- [Exercise instructions]: Exactly as written, quote every line that follows, skipping the images.

******************************

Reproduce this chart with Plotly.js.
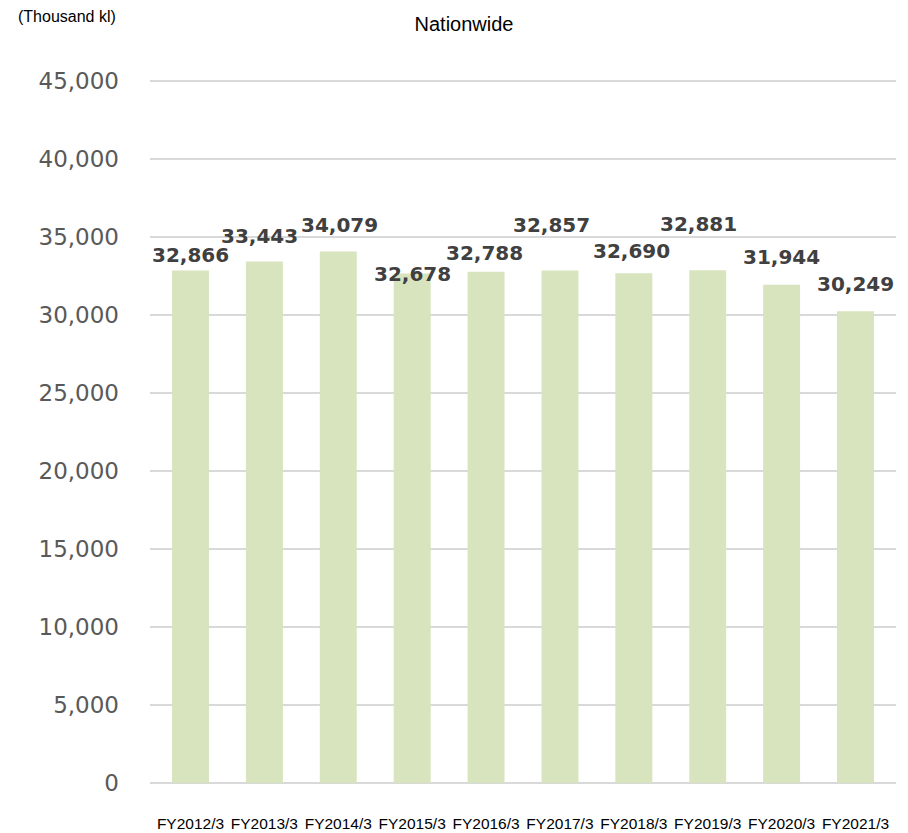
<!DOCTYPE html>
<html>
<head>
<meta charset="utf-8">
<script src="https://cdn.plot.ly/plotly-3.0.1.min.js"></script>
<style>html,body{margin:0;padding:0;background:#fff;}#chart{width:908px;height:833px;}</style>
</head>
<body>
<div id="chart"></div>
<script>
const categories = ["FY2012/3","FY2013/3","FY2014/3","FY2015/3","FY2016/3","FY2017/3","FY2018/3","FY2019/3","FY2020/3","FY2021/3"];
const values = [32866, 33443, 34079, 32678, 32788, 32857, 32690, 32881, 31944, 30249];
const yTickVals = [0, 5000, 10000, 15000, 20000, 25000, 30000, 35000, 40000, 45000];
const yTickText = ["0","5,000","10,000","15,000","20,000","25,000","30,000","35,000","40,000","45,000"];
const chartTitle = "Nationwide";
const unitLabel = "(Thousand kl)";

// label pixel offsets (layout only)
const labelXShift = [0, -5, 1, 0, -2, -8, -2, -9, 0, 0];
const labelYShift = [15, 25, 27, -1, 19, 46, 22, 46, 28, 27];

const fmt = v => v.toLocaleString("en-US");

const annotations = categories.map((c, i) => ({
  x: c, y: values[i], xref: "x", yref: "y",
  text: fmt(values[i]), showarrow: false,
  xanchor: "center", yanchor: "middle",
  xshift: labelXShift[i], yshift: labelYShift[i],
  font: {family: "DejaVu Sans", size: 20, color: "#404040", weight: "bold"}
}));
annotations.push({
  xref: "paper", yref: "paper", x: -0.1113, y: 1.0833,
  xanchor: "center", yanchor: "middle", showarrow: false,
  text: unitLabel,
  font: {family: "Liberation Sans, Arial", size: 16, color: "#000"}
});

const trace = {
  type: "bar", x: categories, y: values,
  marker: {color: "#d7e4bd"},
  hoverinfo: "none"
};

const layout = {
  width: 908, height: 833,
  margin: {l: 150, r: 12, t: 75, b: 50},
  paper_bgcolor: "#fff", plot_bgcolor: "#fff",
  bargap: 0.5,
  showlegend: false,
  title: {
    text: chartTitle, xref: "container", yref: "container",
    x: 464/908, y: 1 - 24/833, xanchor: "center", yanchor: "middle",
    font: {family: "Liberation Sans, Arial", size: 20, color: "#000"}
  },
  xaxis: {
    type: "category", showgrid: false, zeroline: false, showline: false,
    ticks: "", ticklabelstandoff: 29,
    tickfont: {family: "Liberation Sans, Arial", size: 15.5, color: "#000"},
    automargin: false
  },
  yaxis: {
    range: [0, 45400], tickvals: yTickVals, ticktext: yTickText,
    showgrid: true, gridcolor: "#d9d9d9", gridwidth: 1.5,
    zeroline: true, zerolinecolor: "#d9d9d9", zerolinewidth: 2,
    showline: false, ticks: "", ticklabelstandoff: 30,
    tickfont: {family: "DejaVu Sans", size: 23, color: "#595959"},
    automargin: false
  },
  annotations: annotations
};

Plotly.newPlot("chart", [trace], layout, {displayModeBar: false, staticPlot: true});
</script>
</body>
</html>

******************************

- [Answer to the problem]:
Reproduce this chart with Plotly.js.
<!DOCTYPE html>
<html>
<head>
<meta charset="utf-8">
<script src="https://cdn.plot.ly/plotly-3.0.1.min.js"></script>
<style>html,body{margin:0;padding:0;background:#fff;}#chart{width:908px;height:833px;}</style>
</head>
<body>
<div id="chart"></div>
<script>
const categories = ["FY2012/3","FY2013/3","FY2014/3","FY2015/3","FY2016/3","FY2017/3","FY2018/3","FY2019/3","FY2020/3","FY2021/3"];
const values = [32866, 33443, 34079, 32678, 32788, 32857, 32690, 32881, 31944, 30249];
const yTickVals = [0, 5000, 10000, 15000, 20000, 25000, 30000, 35000, 40000, 45000];
const yTickText = ["0","5,000","10,000","15,000","20,000","25,000","30,000","35,000","40,000","45,000"];
const chartTitle = "Nationwide";
const unitLabel = "(Thousand kl)";

// label pixel offsets (layout only)
const labelXShift = [0, -5, 1, 0, -2, -8, -2, -9, 0, 0];
const labelYShift = [15, 25, 27, -1, 19, 46, 22, 46, 28, 27];

const fmt = v => v.toLocaleString("en-US");

const annotations = categories.map((c, i) => ({
  x: c, y: values[i], xref: "x", yref: "y",
  text: fmt(values[i]), showarrow: false,
  xanchor: "center", yanchor: "middle",
  xshift: labelXShift[i], yshift: labelYShift[i],
  font: {family: "DejaVu Sans", size: 20, color: "#404040", weight: "bold"}
}));
annotations.push({
  xref: "paper", yref: "paper", x: -0.1113, y: 1.0833,
  xanchor: "center", yanchor: "middle", showarrow: false,
  text: unitLabel,
  font: {family: "Liberation Sans, Arial", size: 16, color: "#000"}
});

const trace = {
  type: "bar", x: categories, y: values,
  marker: {color: "#d7e4bd"},
  hoverinfo: "none"
};

const layout = {
  width: 908, height: 833,
  margin: {l: 150, r: 12, t: 75, b: 50},
  paper_bgcolor: "#fff", plot_bgcolor: "#fff",
  bargap: 0.5,
  showlegend: false,
  title: {
    text: chartTitle, xref: "container", yref: "container",
    x: 464/908, y: 1 - 24/833, xanchor: "center", yanchor: "middle",
    font: {family: "Liberation Sans, Arial", size: 20, color: "#000"}
  },
  xaxis: {
    type: "category", showgrid: false, zeroline: false, showline: false,
    ticks: "", ticklabelstandoff: 29,
    tickfont: {family: "Liberation Sans, Arial", size: 15.5, color: "#000"},
    automargin: false
  },
  yaxis: {
    range: [0, 45400], tickvals: yTickVals, ticktext: yTickText,
    showgrid: true, gridcolor: "#d9d9d9", gridwidth: 1.5,
    zeroline: true, zerolinecolor: "#d9d9d9", zerolinewidth: 2,
    showline: false, ticks: "", ticklabelstandoff: 30,
    tickfont: {family: "DejaVu Sans", size: 23, color: "#595959"},
    automargin: false
  },
  annotations: annotations
};

Plotly.newPlot("chart", [trace], layout, {displayModeBar: false, staticPlot: true});
</script>
</body>
</html>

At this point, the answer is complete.